Shelly Bond (born Roeberg) is an American comic book editor, known for her two decades at DC Comics' Vertigo (DC Comics) imprint, for which she was executive editor from 2013 to 2016.

==Career==

Bond became interested in comic books as a film student at Ithaca College when a screenwriting instructor used an issue of Peter Gross's Empire Lanes as an example of what film storyboards look like. After college she struggled to find a job in the film industry, and ended up instead working as an editorial assistant for editor Diana Schutz at the comics publisher Comico. The 1989 E-Man special was the first title she edited.

Three months after her move to Comico, the company declared bankruptcy and Schultz and editor-in-chief Bob Schreck left for Dark Horse Comics. Bond at 22 years of age, was left in charge of the editorial department where she worked with Mike Allred, Steven T. Seagle, Matt Wagner, and Bill Willingham at Comico, all of whom she would work with later at Vertigo.

In winter of 1992 she landed a job as an assistant editor for Karen Berger at Vertigo Comics. Bond worked on many of Vertigo's top titles over the course of her tenure, including The Sandman, Shade, the Changing Man, Wagner and Seagle's Sandman Mystery Theatre, Allred's iZombie, Dean Motter's Terminal City, Paul Pope's Heavy Liquid, Willingham Fables, Ed Brubaker's Deadenders, David Lapham's Young Liars, Mike Carey's Lucifer, and Grant Morrison's The Invisibles. Outside of Vertigo, she also edited the nine issues of Peter Bagge and Gilbert Hernandez's Yeah! (1999–2000) for DC's imprint Homage.

In 2008, Bond was given the Friends of Lulu Women of Distinction Award.

She was promoted to executive editor and vice president of Vertigo Comics in 2013, taking the place of Berger. In April 2016, DC announced that they had let Bond go after restructuring. "She is virtually a co-creator on everything I’ve worked on with her, though never credited beyond 'Editor,'" Allred wrote in 2016 in a tribute to Bond that featured many of the creators she worked with over the years. "Shelly will never get full credit for all of the amazing things she did at Vertigo."

In October, 2017 Bond launched a new imprint at IDW called Black Crown, where she published punk rock-inspired comic books connected to a fictional English pub, in October 2017. At Black Crown, Bond paired comics veterans with newer talent, for example matching Peter Milligan with Tess Fowler on Kid Lobotomy and Gilbert Hernandez with Tini Howard on Assassinistas.

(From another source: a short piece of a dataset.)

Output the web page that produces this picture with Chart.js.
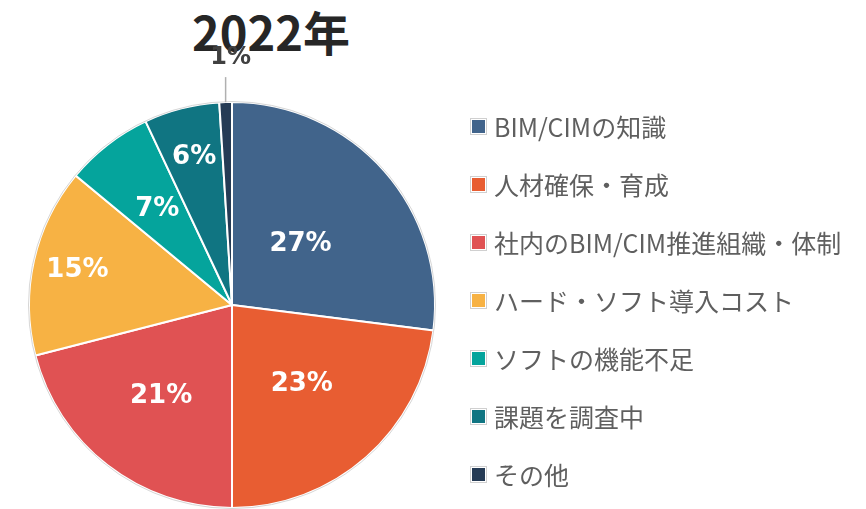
<!DOCTYPE html>
<html>
<head>
<meta charset="utf-8">
<script src="https://cdn.jsdelivr.net/npm/chart.js@4/dist/chart.umd.min.js"></script>
<style>
  body { margin: 0; background: #fff; }
  #wrap { position: relative; width: 866px; height: 509px; overflow: hidden; }
  #pieChart { position: absolute; left: 0; top: 0; z-index: 1; }
  #title { position: absolute; left: 0; width: 542px; top: 1px; text-align: center; z-index: 0;
    font: bold 47px "Noto Sans CJK JP", sans-serif; color: #262626; line-height: 60px; }
  #legend { position: absolute; left: 471px; top: 97px; margin: 0; padding: 0; list-style: none; z-index: 2; }
  #legend li { height: 58px; line-height: 58px; font: 25px "Noto Sans CJK JP", sans-serif;
    color: #5f5f5f; white-space: nowrap; display: flex; align-items: center; }
  #legend .box { display: inline-block; width: 13px; height: 13px; border: 1px solid #fff;
    outline: 1px solid #d0d0d0; margin-right: 8px; }
</style>
</head>
<body>
<div id="wrap">
  <div id="title">2022年</div>
  <canvas id="pieChart" width="866" height="509"></canvas>
  <ul id="legend"></ul>
</div>
<script>
// データ
const categories = ['BIM/CIMの知識', '人材確保・育成', '社内のBIM/CIM推進組織・体制', 'ハード・ソフト導入コスト', 'ソフトの機能不足', '課題を調査中', 'その他'];
const shares = [27, 23, 21, 15, 7, 6, 1];
const colors = ['#41648B', '#E85D32', '#E05253', '#F7B244', '#05A49C', '#107582', '#253B55'];

// ラベルの位置 (半径に対する割合)
const labelRadius = [0.45, 0.52, 0.57, 0.78, 0.6, 0.75, null];

// 凡例
const legend = document.getElementById('legend');
categories.forEach((name, i) => {
  const li = document.createElement('li');
  li.innerHTML = '<span class="box" style="background:' + colors[i] + '"></span>' + name;
  legend.appendChild(li);
});

const labelPlugin = {
  id: 'sliceLabels',
  afterDatasetsDraw(chart) {
    const ctx = chart.ctx;
    const arcs = chart.getDatasetMeta(0).data;
    ctx.save();
    // 外周の線
    const a0 = arcs[0];
    ctx.beginPath();
    ctx.arc(a0.x, a0.y, a0.outerRadius + 0.5, 0, Math.PI * 2);
    ctx.strokeStyle = '#d6d6d6';
    ctx.lineWidth = 1;
    ctx.stroke();

    ctx.textAlign = 'center';
    ctx.textBaseline = 'middle';
    arcs.forEach((arc, i) => {
      const mid = (arc.startAngle + arc.endAngle) / 2;
      const text = shares[i] + '%';
      const f = labelRadius[i];
      if (f) {
        ctx.fillStyle = '#fff';
        ctx.font = 'bold 26px "DejaVu Sans", sans-serif';
        ctx.fillText(text, arc.x + Math.cos(mid) * arc.outerRadius * f, arc.y + Math.sin(mid) * arc.outerRadius * f);
      } else {
        // 外側ラベル + 引出線
        const ex = arc.x + Math.cos(mid) * arc.outerRadius;
        const ey = arc.y + Math.sin(mid) * arc.outerRadius;
        ctx.beginPath();
        ctx.moveTo(ex, ey);
        ctx.lineTo(ex, ey - 25);
        ctx.strokeStyle = '#b0b0b0';
        ctx.lineWidth = 1.5;
        ctx.stroke();
        ctx.fillStyle = '#404040';
        ctx.font = 'bold 24px "DejaVu Sans", sans-serif';
        ctx.fillText(text, ex + 5, ey - 44);
      }
    });
    ctx.restore();
  }
};

new Chart(document.getElementById('pieChart'), {
  type: 'pie',
  data: {
    labels: categories,
    datasets: [{
      data: shares,
      backgroundColor: colors,
      borderColor: '#fff',
      borderWidth: 2
    }]
  },
  options: {
    responsive: false,
    animation: false,
    layout: { padding: { left: 28, right: 430, top: 101, bottom: 0 } },
    plugins: {
      legend: { display: false },
      tooltip: { enabled: false }
    }
  },
  plugins: [labelPlugin]
});
</script>
</body>
</html>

She also collaborated with Kristy Miller & Brian Miller on a crowdfunded comics anthology called Femme Magnifique, which featured biographies of famous women by creators like Kelly Sue DeConnick, Howard, Fowler, Hernandez, and Gerard Way. IDW shuttered Black Crown in 2019.

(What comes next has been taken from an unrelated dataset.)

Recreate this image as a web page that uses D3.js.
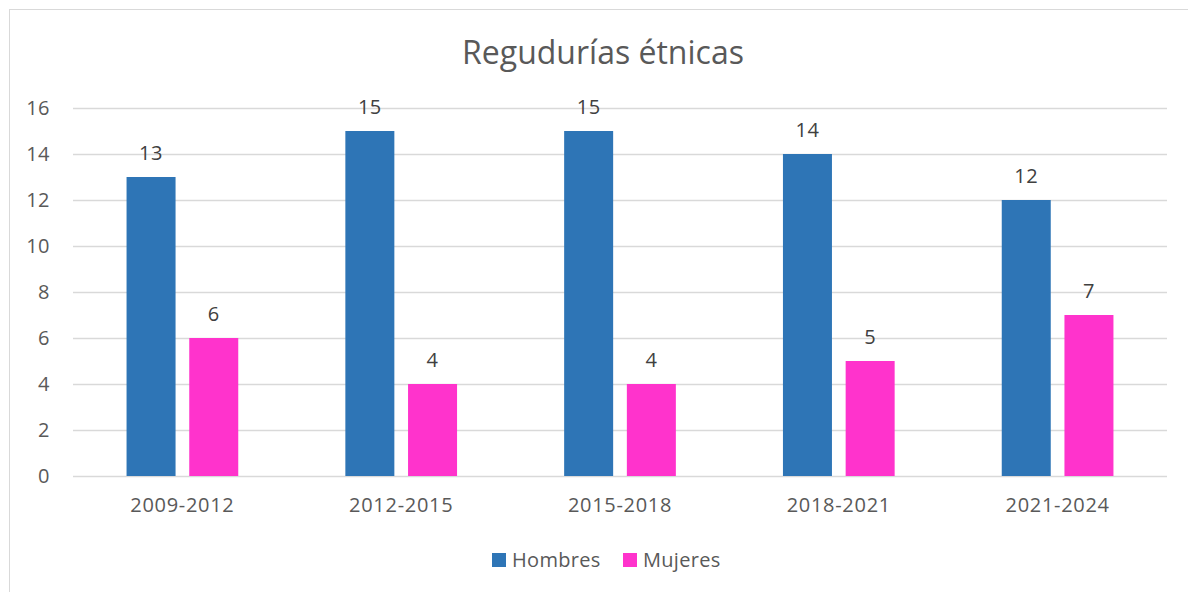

Since then, Bond and her husband Philip Bond have published new books, comics, and prints through their own company, Off Register, including Insider Art, a fundraiser anthology of comics works by women, non-binary, and marginalized creators; Will Potter and Philip Bond's Geezer; Filth & Grammar, a 162-page guide to making comics; and Fast Times in Comic Book Editing, Shelly Bond's memoirs of her time at Vertigo illustrated by a variety of comics artists.

==Personal life==
She is married to artist Philip Bond, with whom she has a son.